As well as the natural attractions, you may want to spend some time visiting Pendennis Castle, which was built by Henry VIII, the National Maritime Museum or Falmouth Art Gallery. Falmouth usually has a packed calendar of event to entertain locals and tourists alike entertained, however, you should check whether scheduled events are still going ahead and expect changes last minute given the current circumstances.

3. Inverness

Heading to the Scottish Highlands can provide a perfect opportunity to escape from your usual setting. Inverness, often regarded as the capital of the Highlands, has plenty to offer those looking for a break. Of course, the most famous attraction close to Inverness is Loch Ness with visitors intent on monster hunting. Even if you don’t catch a glimpse of Nessie, the Lock is well worth a visit thanks to its picturesque views. Inverness is perfectly placed for getting out and seeing more of the stunning Scottish Highlands.

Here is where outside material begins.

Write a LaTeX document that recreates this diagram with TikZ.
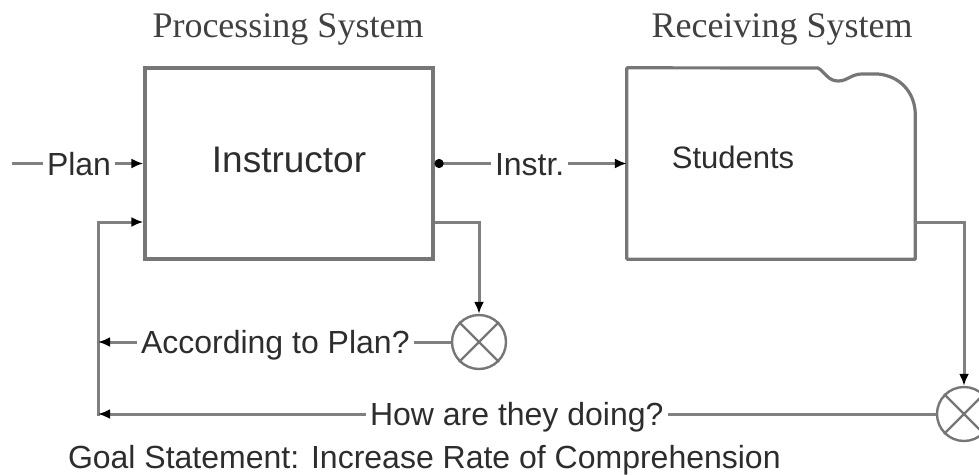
\documentclass[tikz,border=0pt]{standalone}
\usepackage{fontspec}
\setmainfont{Liberation Serif}
\newfontfamily\arialf{Liberation Sans}
\usetikzlibrary{arrows.meta}
\definecolor{lngray}{RGB}{128,128,128}
\definecolor{boxgray}{RGB}{118,118,118}
\definecolor{txt}{RGB}{45,45,45}
\definecolor{ttlc}{RGB}{65,65,65}
\begin{document}
\begin{tikzpicture}[x=1pt,y=-1pt,
  ln/.style={draw=lngray, line width=3pt},
  arr/.style={ln, -{Latex[length=12pt,width=10pt,color=black]}},
  box/.style={rectangle, inner sep=0pt, minimum width=288pt, minimum height=191pt},
  lbl/.style={font=\arialf\fontsize{32}{36}\selectfont, text=txt, inner sep=0pt, outer sep=4pt, text height=23pt, text depth=0pt},
  ttl/.style={font=\fontsize{36}{40}\selectfont, text=ttlc, inner sep=0pt},
  sumc/.style={circle, draw=boxgray, line width=2.4pt, minimum size=54pt, inner sep=0pt},
  xline/.style={draw=boxgray, line width=2.2pt}]
\useasboundingbox (0,0) rectangle (979,474);
% titles
\node[ttl, anchor=base] (t1) at (288,37) {Processing System};
\node[ttl, anchor=base] (t2) at (782,37) {Receiving System};
% boxes
\node[box, draw=boxgray, line width=3.2pt] (ins) at (289,163.5) {};
\node[lbl, font=\arialf\fontsize{37}{40}\selectfont, text height=28pt, outer sep=0pt] (insT) at (289,158) {Instructor};
\node[box] (stu) at (771,163.5) {};
\draw[draw=boxgray, line width=3.2pt, line join=round]
  (stu.north west) -- (818,68)
  .. controls (825,72) and (828,81) .. (838,81)
  .. controls (848,81) and (851,74) .. (862,74) -- (878,74)
  .. controls (900,76) and (914,92) .. (stu.east |- 0,112)
  -- (stu.south east) -- (stu.south west) -- cycle;
\node[lbl, font=\arialf\fontsize{31}{36}\selectfont, outer sep=0pt] (stuT) at (733,157) {Students};
% summing junctions
\node[sumc] (c1) at (479,342) {};
\draw[xline] (c1.45) -- (c1.225) (c1.135) -- (c1.315);
\node[sumc] (c2) at (964,414) {};
\draw[xline] (c2.45) -- (c2.225) (c2.135) -- (c2.315);
% labels
\node[lbl, anchor=west] (plan) at (43,163.5) {Plan};
\node[lbl, anchor=west] (instrL) at (491,163.5) {Instr.};
\node[lbl, anchor=west] (acc) at (137,342) {According to Plan?};
\node[lbl, anchor=west] (how) at (366,414) {How are they doing?};
\node[lbl, anchor=base west, outer sep=0pt] (goal) at (68,468) {Goal Statement: Increase Rate of Comprehension};
% coordinates
\coordinate (p0) at (12,163.5);
\coordinate (fbTop) at (98,222);
\coordinate (fbBot) at (98,414);
% connectors
\draw[ln] (p0) -- (plan.west);
\draw[arr] (plan.east) -- (ins.west);
\draw[ln, {Circle[length=9pt,color=black]}-] (ins.east) -- (instrL.west);
\draw[arr] (instrL.east) -- (stu.west);
\draw[arr] (fbTop) -- (ins.west |- fbTop);
\draw[ln, line cap=rect] (fbBot) -- (fbTop);
\draw[arr] (ins.east |- fbTop) -| (c1.north);
\draw[ln] (c1.west) -- (acc.east);
\draw[arr] (acc.west) -- (fbTop |- acc.west);
\draw[arr] (stu.east |- fbTop) -| (c2.north);
\draw[ln] (c2.west) -- (how.east);
\draw[arr] (how.west) -- (fbBot);
\end{tikzpicture}
\end{document}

Inverness Castle is a riverside fortress that you’ll want to explore too. Other places you should check the opening hours of inclined Inverness Museum and Art Gallery, the botanical gardens and the Culloden Visitor Centre.

4. Lake District

As the largest of England’s national parks, it’s easy to see why the Lake District has and continues to be a popular staycation destination, and is now a World Heritage Site too. It’s an ideal place to head of you if like taking in the views as you walk, from the lakes to the fells. With so many lakes, there are plenty of chances to get out on the water to take in the view from a different perspective too, whether you prefer a boat cruise to relax or a kayak.

Whilst the outdoors is a key part of enjoying the Lake District, there are places to head if the weather takes a turn as well. You may want to check out the Lakes Aquarium, Wray Castle or even the world of Beatrix Potter, ideal if you have young children with you.

5. Bakewell

Heading to another one of England national parks, Bakewell is in the Peak District is a small market town that can act as a gateway for exploring more of the area. The charming town is the perfect base for exploring the peaks, making it ideal for those that want to take in the scenery and natural beauty of the area, but you’re also just a short trip away from Sheffield for when you want to head to a city.

Other local attractions that tourists should add to their list are Haddon Hall, Chatsworth House and the Monsal Trail. Of course, whilst you’re in Bakewell make sure you tuck into a traditional Bakewell pudding too.